Quali sono i reali obiettivi della Cina nella guerra dei dazi? La comunicazione cinese, che in questa fase è stata combattiva, fornisce una chiave di lettura per capire quanto Pechino consideri serio il terremoto economico e politico giunto dagli Stati Uniti. Pensiamo alla diffusione di video di Ronald Reagan, con sottotitoli in cinese, per rappresentare il contrasto della sua America con quella di Donald Trump. O alla volontà cinese di proiettare forza, e non debolezza, sul piano interno e all'estero. La Cina ha ribadito, anche con canali ufficiali, che è disposta a «combattere fino alla fine», se è ciò che gli Stati Uniti vogliono. Il vero obiettivo cinese è che Trump torni sui suoi passi e, sotto la pressione dei mercati, degli alleati e di alcuni consiglieri, interrompa le azioni che colpiscono una relazione commerciale che vale centinaia di miliardi ed è cruciale per l'economia mondiale. Nella prospettiva di Pechino, un punto d'arrivo può essere anche un nuovo accordo, come quello firmato a gennaio 2020 da Trump con l'allora vice premier cinese, l'economista Liu He. Del resto, Trump ha spesso fatto intendere di voler siglare un nuovo grande accordo globale con la Cina, in cui mettere tutti i principali temi di discussione, dal fentanyl a TikTok, dall'intelligenza artificiale agli squilibri commerciali, e così dichiarare «vittoria».
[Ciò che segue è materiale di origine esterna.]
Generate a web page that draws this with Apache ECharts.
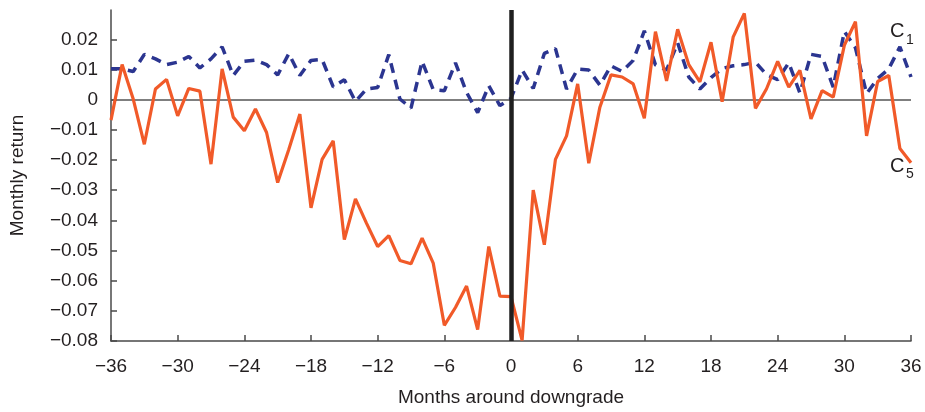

La Cina pensa che la volontà di Trump di reindustrializzare gli Stati Uniti non possa andare al di là degli annunci di importanti investimenti: la verità è che la manifattura è fatta di filiere complesse e diversificate, con caratteristiche della forza lavoro e dell'organizzazione che gli Stati Uniti non possono più riprendere. I consumatori europei non compreranno più le automobili delle vecchie glorie di Detroit, e la concorrenza dei giganti cinesi come BYD e Xiaomi non può essere più arginata.
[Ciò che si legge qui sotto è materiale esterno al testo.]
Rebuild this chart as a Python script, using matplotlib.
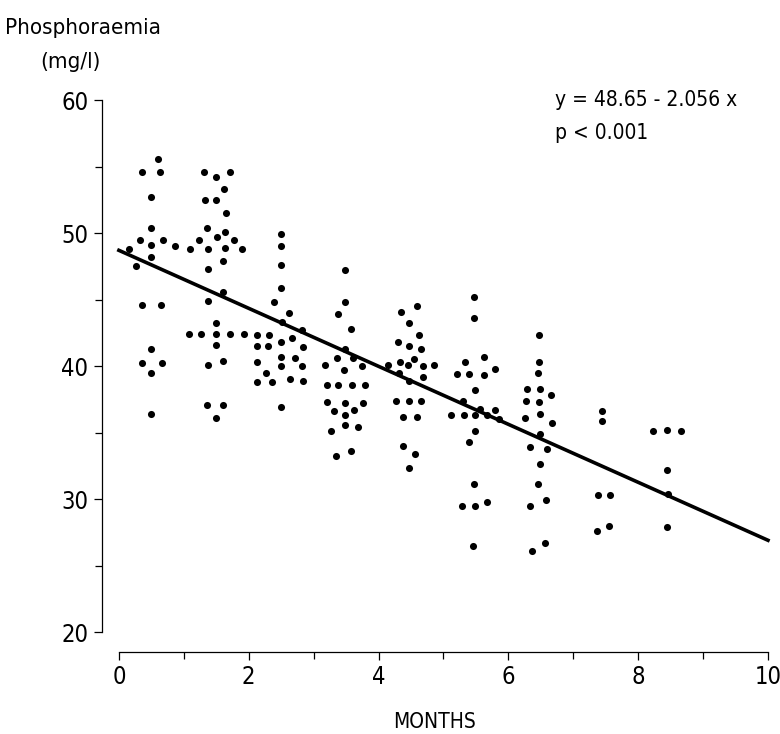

Un pericolo che la Cina considera è la realizzazione del cosiddetto «accordo di Mar-a-Lago», una vera e propria ristrutturazione dell'architettura economica e di sicurezza internazionale che potrebbe essere solo al primo capitolo. Nel progetto delineato dai consiglieri di Donald Trump, e in particolare da Stephen Miran, che presiede il Council of Economic Advisers alla Casa Bianca, i dazi generalizzati hanno lo scopo di trattare con altri Paesi manifatturieri per isolare la Cina. Nella guerra commerciale della prima amministrazione Trump, le catene del valore produttive hanno portato a una certa diversificazione dalla Cina, ma attraverso economie del Sud-est asiatico, come il Vietnam o la Malesia, o tramite il Messico. Le cinghie di trasmissione con la Cina non si sono affatto interrotte, e le aziende cinesi hanno continuato a guadagnare posizioni nelle varie catene del valore, o hanno resistito a duri provvedimenti statunitensi, come nel caso di Huawei. Invece, se il punto d'arrivo della guerra dei dazi fosse un vero e proprio isolamento della Cina, per Pechino il problema sarebbe ben più serio. La Cina ha infatti bisogno di mercati di riferimento per la sua grande capacità produttiva. Il suo mercato interno non basta.
Nel mondo del conflitto tra Stati Uniti e Cina, la verità è che i due contendenti avranno bisogno degli altri.
Washington non può pensare veramente a un futuro autarchico, ma nemmeno a una massiccia reindustrializzazione isolata, e dovrà collaborare con le altre potenze industriali. Allo stesso tempo, Pechino corteggerà a suo modo gli «amanti delusi» degli Stati Uniti, come gli europei, promettendo di portare ordine rispetto al caos di Trump, attraverso più strette relazioni commerciali.